Without this assumption, the core of the “reductive utility” view would be that it treats utility functions as actual functions from actual world-states to real numbers. These functions wouldn’t have to be computable, but since they’re a basic part of the ontology of agency, it’s natural to suppose they are—in exactly the same way it’s natural to suppose that an agent’s beliefs should be computable, and in a similar way to how it seems natural to suppose that physical laws should be computable.
Ah, I guess you could say that I shoved the computability assumption into the reductive view because I secretly wanted to make 3 different points:
We can define beliefs directly on events, rather than needing “worlds”, and this view seems more general and flexible (and closer to actual reasoning).
We can define utility directly on events, rather than “worlds”, too, and there seem to be similar advantages here.

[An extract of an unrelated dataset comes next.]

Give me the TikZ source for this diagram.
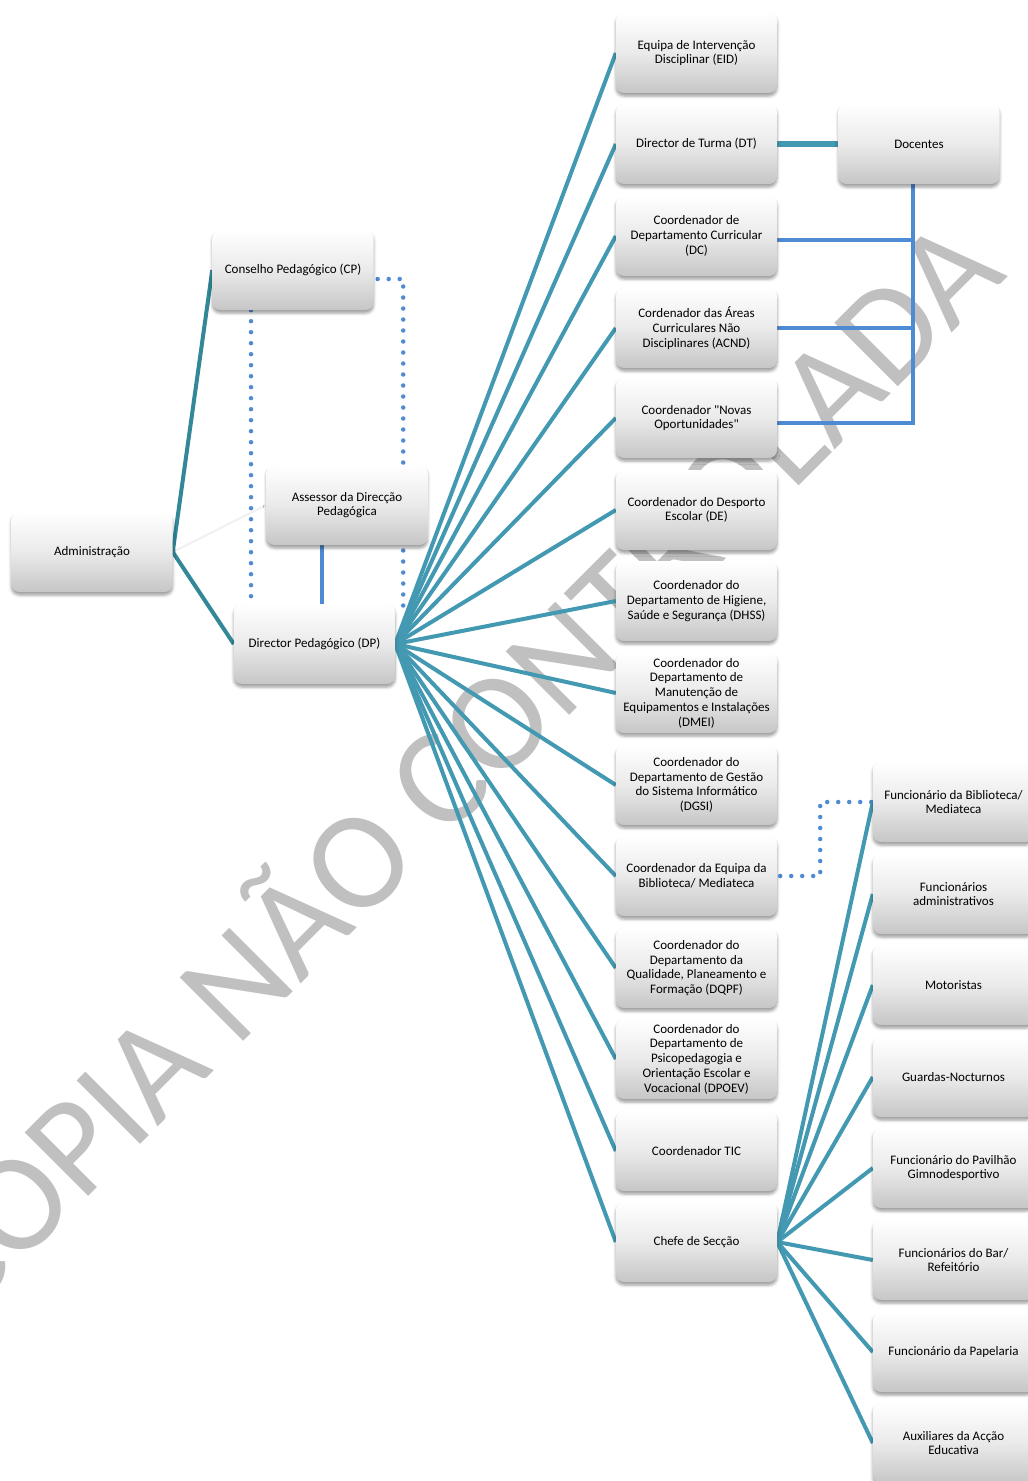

In particular, uncomputable utility functions seem pretty strange if you think utility is a function on worlds; but if you think it’s defined as a coherent expectation on events, then it’s more natural to suppose that the underlying function on worlds (that would justify the event expectations) isn’t computable.
Rather than make these three points separately, I set up a false dichotomy for illustration.
Also worth highlighting that, like my post Radical Probabilism, this post is mostly communicating insights that it seems Richard Jeffrey had several decades ago.